Ontario’s Route 66 Cruisin’ Reunion is set for downtown Ontario, on Euclid Avenue, a few miles south of the famous road.
Michael Krouse, president and CEO of the Ontario Convention and Visitors Bureau, said a little more than 600 classic car owners have registered and at least 1,000 vehicles will be on display at the three-day car show.
“The ultimate goal is to create a quality event for the community and for families. We hope to continue to add new and unique things in the years to come,” Krouse said.
The route, which mainly goes through downtown on Euclid Avenue, was created to minimize impact on the residents, and letters were sent to residents in advance to get input.
“We really have the community’s best interest in mind,” he said.
While there are several parking lots around the Ontario Civic Center, two blocks east of Euclid Avenue, the public will be able to park at the Ontario Convention Center and get on a complimentary shuttle that will take them to the car show.

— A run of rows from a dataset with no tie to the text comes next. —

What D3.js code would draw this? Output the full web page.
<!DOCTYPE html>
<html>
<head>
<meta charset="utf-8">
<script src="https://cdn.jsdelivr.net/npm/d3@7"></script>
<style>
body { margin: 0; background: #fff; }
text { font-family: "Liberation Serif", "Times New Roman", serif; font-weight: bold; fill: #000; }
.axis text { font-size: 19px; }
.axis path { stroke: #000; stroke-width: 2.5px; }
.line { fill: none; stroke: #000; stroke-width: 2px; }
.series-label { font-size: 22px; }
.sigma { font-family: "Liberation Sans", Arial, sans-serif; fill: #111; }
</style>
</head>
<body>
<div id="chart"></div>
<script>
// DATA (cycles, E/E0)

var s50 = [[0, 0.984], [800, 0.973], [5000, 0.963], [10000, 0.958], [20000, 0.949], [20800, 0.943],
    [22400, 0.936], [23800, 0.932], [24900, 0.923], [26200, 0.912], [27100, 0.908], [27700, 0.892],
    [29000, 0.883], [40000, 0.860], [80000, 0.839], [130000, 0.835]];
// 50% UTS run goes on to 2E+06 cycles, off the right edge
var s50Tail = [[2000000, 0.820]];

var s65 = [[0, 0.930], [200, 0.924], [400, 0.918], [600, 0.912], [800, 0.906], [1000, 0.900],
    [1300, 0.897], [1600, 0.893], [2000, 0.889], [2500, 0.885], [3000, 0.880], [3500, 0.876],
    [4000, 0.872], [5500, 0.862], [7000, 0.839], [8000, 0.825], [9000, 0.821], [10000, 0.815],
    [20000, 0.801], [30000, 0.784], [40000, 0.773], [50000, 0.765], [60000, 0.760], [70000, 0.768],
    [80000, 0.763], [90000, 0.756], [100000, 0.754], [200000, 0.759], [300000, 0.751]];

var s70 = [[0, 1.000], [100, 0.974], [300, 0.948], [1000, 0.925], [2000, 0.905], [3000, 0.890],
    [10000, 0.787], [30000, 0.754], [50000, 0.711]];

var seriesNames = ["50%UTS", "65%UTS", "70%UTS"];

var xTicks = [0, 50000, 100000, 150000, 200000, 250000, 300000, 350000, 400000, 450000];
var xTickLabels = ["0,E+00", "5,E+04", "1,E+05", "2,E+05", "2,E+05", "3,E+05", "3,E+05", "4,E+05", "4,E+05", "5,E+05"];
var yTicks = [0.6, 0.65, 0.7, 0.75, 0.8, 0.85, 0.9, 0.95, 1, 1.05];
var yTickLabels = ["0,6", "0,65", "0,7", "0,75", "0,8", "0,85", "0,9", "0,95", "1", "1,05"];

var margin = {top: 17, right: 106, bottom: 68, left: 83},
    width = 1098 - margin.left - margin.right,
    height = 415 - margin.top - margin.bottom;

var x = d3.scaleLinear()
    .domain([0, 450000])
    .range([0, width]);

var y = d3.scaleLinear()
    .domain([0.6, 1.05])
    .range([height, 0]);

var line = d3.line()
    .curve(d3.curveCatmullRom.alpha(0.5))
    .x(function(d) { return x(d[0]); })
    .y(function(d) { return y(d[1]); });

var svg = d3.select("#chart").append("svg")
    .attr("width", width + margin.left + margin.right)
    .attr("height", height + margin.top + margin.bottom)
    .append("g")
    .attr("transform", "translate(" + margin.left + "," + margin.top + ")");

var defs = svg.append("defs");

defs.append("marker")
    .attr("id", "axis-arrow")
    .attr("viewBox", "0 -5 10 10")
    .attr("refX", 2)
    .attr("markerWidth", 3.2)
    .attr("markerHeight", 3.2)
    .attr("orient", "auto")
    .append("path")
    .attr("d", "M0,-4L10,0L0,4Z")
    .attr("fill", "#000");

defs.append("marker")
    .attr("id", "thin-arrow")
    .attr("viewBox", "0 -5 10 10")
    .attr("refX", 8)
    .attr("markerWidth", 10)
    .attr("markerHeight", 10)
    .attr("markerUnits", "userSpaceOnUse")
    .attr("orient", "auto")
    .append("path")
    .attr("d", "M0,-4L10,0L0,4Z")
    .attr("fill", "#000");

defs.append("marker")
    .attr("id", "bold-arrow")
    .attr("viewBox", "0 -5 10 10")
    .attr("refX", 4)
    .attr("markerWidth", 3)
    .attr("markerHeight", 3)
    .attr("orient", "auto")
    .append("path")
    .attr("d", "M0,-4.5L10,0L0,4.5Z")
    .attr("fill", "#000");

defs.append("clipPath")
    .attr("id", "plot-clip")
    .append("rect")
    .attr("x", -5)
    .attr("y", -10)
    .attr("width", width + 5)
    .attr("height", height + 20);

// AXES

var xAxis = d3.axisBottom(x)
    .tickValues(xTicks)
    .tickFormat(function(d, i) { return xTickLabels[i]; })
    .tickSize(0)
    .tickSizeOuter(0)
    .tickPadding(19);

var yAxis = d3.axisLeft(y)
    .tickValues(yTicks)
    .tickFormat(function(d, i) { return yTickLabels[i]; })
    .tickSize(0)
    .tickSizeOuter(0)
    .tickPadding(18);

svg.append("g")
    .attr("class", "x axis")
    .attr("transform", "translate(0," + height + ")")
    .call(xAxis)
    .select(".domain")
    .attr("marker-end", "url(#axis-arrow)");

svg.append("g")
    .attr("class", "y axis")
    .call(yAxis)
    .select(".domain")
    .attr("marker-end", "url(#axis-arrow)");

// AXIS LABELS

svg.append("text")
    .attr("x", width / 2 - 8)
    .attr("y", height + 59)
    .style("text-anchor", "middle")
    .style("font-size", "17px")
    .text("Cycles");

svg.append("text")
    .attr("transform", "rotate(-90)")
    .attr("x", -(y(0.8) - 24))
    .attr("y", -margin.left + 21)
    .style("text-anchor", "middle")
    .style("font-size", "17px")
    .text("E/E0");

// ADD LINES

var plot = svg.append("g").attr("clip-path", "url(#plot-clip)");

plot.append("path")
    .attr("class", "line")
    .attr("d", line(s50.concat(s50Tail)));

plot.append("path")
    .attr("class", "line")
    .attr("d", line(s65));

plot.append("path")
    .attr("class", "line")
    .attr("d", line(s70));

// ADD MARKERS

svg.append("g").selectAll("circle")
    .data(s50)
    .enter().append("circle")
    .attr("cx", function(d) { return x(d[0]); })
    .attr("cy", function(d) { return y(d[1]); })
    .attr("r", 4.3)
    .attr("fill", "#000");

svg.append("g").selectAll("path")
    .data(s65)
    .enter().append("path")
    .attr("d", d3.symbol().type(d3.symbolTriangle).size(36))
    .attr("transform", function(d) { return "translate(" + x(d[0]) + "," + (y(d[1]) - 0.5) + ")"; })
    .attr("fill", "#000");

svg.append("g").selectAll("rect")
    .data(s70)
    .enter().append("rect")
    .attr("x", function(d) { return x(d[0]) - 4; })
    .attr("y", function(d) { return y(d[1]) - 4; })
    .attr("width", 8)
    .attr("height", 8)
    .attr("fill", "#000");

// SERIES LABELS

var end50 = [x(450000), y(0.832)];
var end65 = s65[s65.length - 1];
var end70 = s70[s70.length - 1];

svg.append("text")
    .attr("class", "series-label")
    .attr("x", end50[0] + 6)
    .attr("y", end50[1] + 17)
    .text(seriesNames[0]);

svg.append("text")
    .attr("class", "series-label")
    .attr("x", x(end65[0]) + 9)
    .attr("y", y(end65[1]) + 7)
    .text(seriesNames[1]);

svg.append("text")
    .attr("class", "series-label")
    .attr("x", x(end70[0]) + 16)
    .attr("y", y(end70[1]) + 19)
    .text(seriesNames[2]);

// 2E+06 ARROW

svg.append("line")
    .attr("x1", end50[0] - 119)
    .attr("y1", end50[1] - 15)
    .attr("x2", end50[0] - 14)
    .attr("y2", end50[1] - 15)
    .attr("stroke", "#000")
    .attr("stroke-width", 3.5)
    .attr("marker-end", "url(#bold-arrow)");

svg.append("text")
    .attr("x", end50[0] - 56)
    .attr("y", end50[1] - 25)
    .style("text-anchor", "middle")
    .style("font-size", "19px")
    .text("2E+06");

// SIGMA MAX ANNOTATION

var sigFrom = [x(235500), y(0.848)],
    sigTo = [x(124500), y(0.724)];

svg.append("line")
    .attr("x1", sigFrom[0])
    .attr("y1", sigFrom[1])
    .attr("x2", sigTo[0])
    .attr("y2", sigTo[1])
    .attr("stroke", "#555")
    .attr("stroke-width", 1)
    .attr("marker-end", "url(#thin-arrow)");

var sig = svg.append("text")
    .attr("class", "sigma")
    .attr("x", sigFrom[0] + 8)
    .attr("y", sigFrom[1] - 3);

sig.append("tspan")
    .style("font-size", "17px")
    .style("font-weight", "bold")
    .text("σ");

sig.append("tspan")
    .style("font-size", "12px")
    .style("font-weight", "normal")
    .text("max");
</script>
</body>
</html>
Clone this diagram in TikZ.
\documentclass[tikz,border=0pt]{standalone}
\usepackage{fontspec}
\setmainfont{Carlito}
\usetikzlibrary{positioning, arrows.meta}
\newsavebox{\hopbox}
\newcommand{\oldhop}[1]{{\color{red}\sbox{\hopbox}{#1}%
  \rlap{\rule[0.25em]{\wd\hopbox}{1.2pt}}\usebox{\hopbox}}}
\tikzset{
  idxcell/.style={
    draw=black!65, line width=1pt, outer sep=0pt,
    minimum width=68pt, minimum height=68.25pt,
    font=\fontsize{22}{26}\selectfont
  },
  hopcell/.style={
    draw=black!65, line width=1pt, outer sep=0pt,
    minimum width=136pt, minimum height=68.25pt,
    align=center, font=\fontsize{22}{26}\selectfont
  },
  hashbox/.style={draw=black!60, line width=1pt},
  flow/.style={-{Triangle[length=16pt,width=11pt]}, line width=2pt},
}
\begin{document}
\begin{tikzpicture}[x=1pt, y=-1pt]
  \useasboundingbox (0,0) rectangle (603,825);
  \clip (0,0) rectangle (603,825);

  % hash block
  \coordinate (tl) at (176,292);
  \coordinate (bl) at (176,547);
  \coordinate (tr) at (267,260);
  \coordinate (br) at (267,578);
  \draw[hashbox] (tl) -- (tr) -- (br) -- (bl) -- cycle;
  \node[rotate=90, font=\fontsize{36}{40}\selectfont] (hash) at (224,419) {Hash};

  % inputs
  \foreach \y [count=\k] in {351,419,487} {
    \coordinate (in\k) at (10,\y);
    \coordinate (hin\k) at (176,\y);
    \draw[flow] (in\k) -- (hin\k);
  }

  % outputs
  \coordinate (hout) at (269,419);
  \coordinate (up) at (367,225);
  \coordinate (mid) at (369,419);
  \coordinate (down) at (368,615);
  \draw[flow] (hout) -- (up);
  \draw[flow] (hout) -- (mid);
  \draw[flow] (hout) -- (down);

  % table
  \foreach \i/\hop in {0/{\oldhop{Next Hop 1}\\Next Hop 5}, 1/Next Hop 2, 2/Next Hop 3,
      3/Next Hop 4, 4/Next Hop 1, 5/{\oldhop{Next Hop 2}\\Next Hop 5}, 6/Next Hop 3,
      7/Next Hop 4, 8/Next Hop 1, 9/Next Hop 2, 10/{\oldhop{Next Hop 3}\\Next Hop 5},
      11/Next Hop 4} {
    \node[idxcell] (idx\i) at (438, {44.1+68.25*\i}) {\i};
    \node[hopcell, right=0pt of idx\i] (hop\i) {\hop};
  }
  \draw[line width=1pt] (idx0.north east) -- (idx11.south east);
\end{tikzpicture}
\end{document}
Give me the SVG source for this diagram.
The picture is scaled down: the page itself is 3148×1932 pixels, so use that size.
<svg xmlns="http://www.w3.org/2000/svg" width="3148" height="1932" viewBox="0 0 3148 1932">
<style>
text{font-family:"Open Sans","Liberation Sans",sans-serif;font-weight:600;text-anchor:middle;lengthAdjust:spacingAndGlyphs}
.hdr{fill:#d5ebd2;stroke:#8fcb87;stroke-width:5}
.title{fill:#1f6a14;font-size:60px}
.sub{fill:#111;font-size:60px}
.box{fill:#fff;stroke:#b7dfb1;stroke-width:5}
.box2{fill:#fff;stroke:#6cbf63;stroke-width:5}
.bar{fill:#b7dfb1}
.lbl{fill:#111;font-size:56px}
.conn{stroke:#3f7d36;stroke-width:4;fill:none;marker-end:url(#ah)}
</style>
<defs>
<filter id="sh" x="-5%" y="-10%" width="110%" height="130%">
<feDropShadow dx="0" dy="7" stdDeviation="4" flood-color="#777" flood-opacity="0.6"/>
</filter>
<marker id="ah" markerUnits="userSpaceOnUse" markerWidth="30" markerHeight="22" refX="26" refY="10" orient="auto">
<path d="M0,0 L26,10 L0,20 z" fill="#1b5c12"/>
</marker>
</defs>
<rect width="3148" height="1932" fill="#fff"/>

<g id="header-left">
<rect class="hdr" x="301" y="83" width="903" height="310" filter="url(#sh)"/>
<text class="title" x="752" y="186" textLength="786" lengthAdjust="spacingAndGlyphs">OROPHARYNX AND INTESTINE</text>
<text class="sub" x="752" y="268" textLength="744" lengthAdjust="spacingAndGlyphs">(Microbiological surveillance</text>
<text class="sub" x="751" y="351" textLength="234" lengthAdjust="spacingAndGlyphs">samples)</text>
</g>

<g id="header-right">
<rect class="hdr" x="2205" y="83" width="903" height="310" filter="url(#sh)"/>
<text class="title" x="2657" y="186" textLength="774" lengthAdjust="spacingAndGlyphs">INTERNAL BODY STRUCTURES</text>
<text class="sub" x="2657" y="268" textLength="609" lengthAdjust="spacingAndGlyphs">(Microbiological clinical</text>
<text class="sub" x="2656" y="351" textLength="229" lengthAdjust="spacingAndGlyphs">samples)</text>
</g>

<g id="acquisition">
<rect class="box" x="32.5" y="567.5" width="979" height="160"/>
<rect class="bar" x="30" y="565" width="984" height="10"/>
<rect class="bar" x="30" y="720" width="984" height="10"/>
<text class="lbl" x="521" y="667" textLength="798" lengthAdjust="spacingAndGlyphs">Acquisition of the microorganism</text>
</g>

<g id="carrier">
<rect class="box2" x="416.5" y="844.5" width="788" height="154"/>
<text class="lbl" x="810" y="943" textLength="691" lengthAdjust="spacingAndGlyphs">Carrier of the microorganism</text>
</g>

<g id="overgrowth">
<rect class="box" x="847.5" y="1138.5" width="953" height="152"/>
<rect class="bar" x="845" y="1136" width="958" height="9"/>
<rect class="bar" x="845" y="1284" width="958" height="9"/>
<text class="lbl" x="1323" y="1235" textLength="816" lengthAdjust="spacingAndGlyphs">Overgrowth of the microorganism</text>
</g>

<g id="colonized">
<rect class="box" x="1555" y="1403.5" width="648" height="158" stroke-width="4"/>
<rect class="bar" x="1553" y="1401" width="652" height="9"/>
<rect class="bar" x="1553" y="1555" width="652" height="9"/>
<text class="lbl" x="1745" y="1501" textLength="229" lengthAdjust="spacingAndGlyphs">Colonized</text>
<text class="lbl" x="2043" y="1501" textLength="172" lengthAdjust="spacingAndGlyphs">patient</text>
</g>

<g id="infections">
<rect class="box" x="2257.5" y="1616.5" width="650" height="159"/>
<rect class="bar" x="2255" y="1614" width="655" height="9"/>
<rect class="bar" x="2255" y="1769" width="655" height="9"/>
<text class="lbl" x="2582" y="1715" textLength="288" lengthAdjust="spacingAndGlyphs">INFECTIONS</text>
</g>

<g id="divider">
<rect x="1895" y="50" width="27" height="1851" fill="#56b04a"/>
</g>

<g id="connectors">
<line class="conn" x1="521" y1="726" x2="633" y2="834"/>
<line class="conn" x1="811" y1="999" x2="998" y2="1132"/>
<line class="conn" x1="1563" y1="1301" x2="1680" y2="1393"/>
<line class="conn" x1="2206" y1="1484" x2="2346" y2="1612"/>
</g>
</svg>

Attendees will not only get to enjoy classic cars but organizers have 16 musical acts over the three days, a neon light contest and vendor booths.
Officials expect more than 200,000 people will attend the Ontario show over the weekend and generate $11 million in economic impact.
Councilwoman Debra Dorst-Porada said she hopes all the attention on Euclid Avenue will bring more business to the downtown area, which has struggled to drum up new business.
“It’s about getting downtown going again,” she said.
“This is our first year and we’re just getting our feet wet. The second year will be bigger and better. We just hope people come out and have a good time,” Dorst-Porada said.
San Bernardino’s die-hard Rendezvous fans aren’t letting it go that easily, hoping also to see a future in their event.
Steve Portias, president of the car club Inland Vans Berdoo and a car buff since the Rendezvous began, said this year’s event is a “big positive to San Bernardino and should be supported by all residents of the area. I’m taking part in the Rebel Cruise, which is a throwback to the old days — no cost, no rules, no set cruise route — just cruising in for hot rods, muscle cars or grandma’s station wagon.”